Adam: Neither physics nor chemistry was ever my strength. (The fact that I don’t know if this is a question of physics or chemistry is all you need to know.) So let’s talk about the brain a bit. I know we can already discern a lot about what a person is thinking just by looking at brain waves. But will we ever be able to see someone else’s memories? In the film, a “memory designer” can not only create memories that are then implanted into replicants’ brains, but she can also use a microscope-like device to “see” a replicant’s memory when he simply thinks of it in his head.
Mike: This feels ripped from an episode of Black Mirror or Total Recall! The Pentagon is actually working on technology to restore memories in people who have experienced traumatic head injuries, so I can see a time when we understand how memories are stored—and recalled—far better than we do now. But visualizing those for someone else to see, and editing them, seems like it would require a level of understanding of how the brain works that we are very, very far from.
Some people ardently believe we’re going to be able to export our consciousnesses to the cloud soon, so perhaps it’ll just be like pressing “copy + paste” on a memory in the future.
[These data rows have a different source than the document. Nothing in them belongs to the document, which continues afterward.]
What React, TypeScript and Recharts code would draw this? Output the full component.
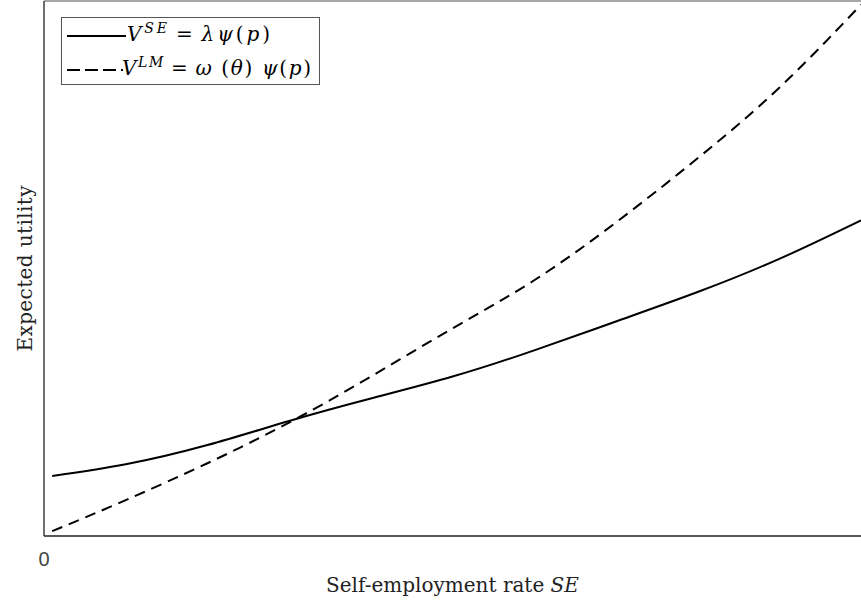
import React from 'react';
import { LineChart, Line, XAxis, YAxis, Legend, ReferenceLine } from 'recharts';

// self-employment rate (share of the x range) and the two utility curves
const seRate = [0.01, 0.1, 0.2, 0.3, 0.4, 0.5, 0.6, 0.7, 0.8, 0.9, 1.0];
const utilitySE = [0.112, 0.134, 0.17, 0.215, 0.257, 0.298, 0.347, 0.401, 0.456, 0.518, 0.59];
const utilityLM = [0.009, 0.067, 0.136, 0.212, 0.298, 0.388, 0.478, 0.586, 0.706, 0.838, 0.993];
const xTicks = [0];

const data = seRate.map((x, i) => ({ x, se: utilitySE[i], lm: utilityLM[i] }));

const serif = '"DejaVu Serif", "Liberation Serif", serif';

const renderLegend = () => (
  <svg width={260} height={69} style={{ display: 'block' }}>
    <rect x={0.5} y={0.5} width={258} height={67} fill="#fff" stroke="#555" strokeWidth={1} />
    <line x1={6} y1={19} x2={65} y2={19} stroke="#000" strokeWidth={2} />
    <text x={66} y={24} fontFamily={serif} fontSize={20} fill="#000" textLength={143} lengthAdjust="spacing">
      <tspan fontStyle="italic">V</tspan>
      <tspan fontStyle="italic" fontSize={14} dy={-8}>SE</tspan>
      <tspan dy={8} dx={6}>=</tspan>
      <tspan fontStyle="italic" dx={6}>λψ</tspan>
      <tspan>(</tspan>
      <tspan fontStyle="italic">p</tspan>
      <tspan>)</tspan>
    </text>
    <line x1={6} y1={53} x2={62} y2={53} stroke="#000" strokeWidth={2} strokeDasharray="13 5" />
    <text x={61} y={58} fontFamily={serif} fontSize={20} fill="#000" textLength={189} lengthAdjust="spacing">
      <tspan fontStyle="italic">V</tspan>
      <tspan fontStyle="italic" fontSize={14} dy={-8}>LM</tspan>
      <tspan dy={8} dx={6}>=</tspan>
      <tspan fontStyle="italic" dx={6}>ω</tspan>
      <tspan> (</tspan>
      <tspan fontStyle="italic">θ</tspan>
      <tspan>) </tspan>
      <tspan fontStyle="italic">ψ</tspan>
      <tspan>(</tspan>
      <tspan fontStyle="italic">p</tspan>
      <tspan>)</tspan>
    </text>
  </svg>
);

const XLabel = (props: any) => {
  const { viewBox } = props;
  const cx = viewBox.x + viewBox.width / 2;
  return (
    <text x={cx} y={592} textAnchor="middle" fontFamily={serif} fontSize={20} fill="#222">
      Self-employment rate <tspan fontStyle="italic">SE</tspan>
    </text>
  );
};

const YLabel = (props: any) => {
  const { viewBox } = props;
  const cy = viewBox.y + viewBox.height / 2;
  return (
    <text
      x={32}
      y={cy}
      transform={`rotate(-90, 32, ${cy})`}
      textAnchor="middle"
      fontFamily={serif}
      fontSize={20}
      fill="#222"
      textLength={166}
      lengthAdjust="spacing"
    >
      Expected utility
    </text>
  );
};

export default function App() {
  return (
    <div style={{ position: 'absolute', left: 0, top: 0, background: '#fff' }}>
      <LineChart width={861} height={602} data={data} margin={{ top: 1, right: 0, left: 0, bottom: 0 }}>
        <XAxis
          dataKey="x"
          type="number"
          domain={[0, 1]}
          ticks={xTicks}
          height={66}
          tickLine={false}
          tickMargin={10}
          axisLine={{ stroke: '#222', strokeWidth: 1.3 }}
          tick={{ fill: '#444', fontSize: 20, fontFamily: '"Liberation Sans", Arial, sans-serif' }}
          label={{ content: XLabel }}
        />
        <YAxis
          type="number"
          domain={[0, 1]}
          allowDataOverflow
          width={44}
          tick={false}
          tickLine={false}
          axisLine={{ stroke: '#222', strokeWidth: 1.3 }}
          label={{ content: YLabel }}
        />
        <ReferenceLine y={1} stroke="#888" strokeWidth={1.3} />
        <Legend
          content={renderLegend}
          layout="horizontal"
          verticalAlign="middle"
          wrapperStyle={{ left: 61, top: 17, width: 260, height: 69, bottom: 'auto' }}
        />
        <Line
          type="natural"
          dataKey="se"
          stroke="#000"
          strokeWidth={2}
          dot={false}
          isAnimationActive={false}
        />
        <Line
          type="natural"
          dataKey="lm"
          stroke="#000"
          strokeWidth={2}
          strokeDasharray="11 7"
          dot={false}
          isAnimationActive={false}
        />
      </LineChart>
    </div>
  );
}
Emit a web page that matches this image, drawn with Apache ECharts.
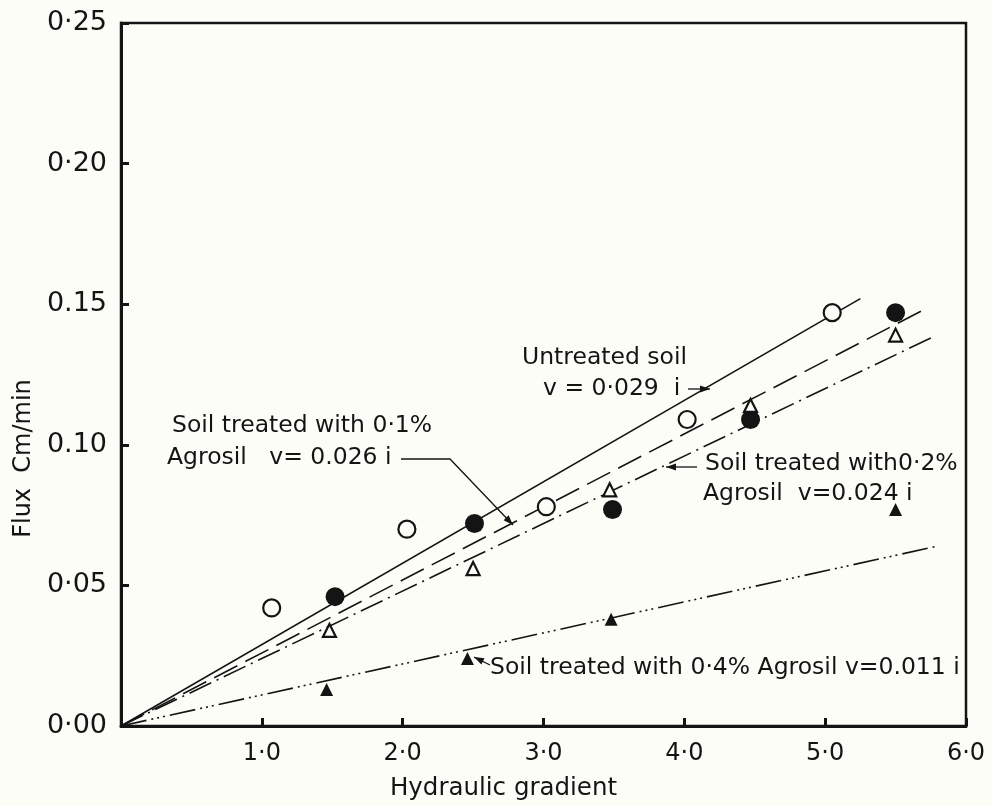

Adam: The replicant-creating industrialist Niander Wallace (Jared Leto) is blind in the film, but he uses an army of tiny, hovering, rock-like cameras as his eyes. When he inserts some sort of device into his neck just below his ear, he can control these camera things as they ostensibly transmit a recording of the world directly to his brain. Did Blade Runner 2049 just cure blindness?
Mike: Eyes are an extension of the brain, so if we can input visual information to the brain through some other way, I can see that being a possibility. This is something that big tech is actually thinking about: Microsoft is working on technology similar to this, as are some startups. I can definitely see this being possible in the not-too-distant future, but maybe without the flying tiny rocks part.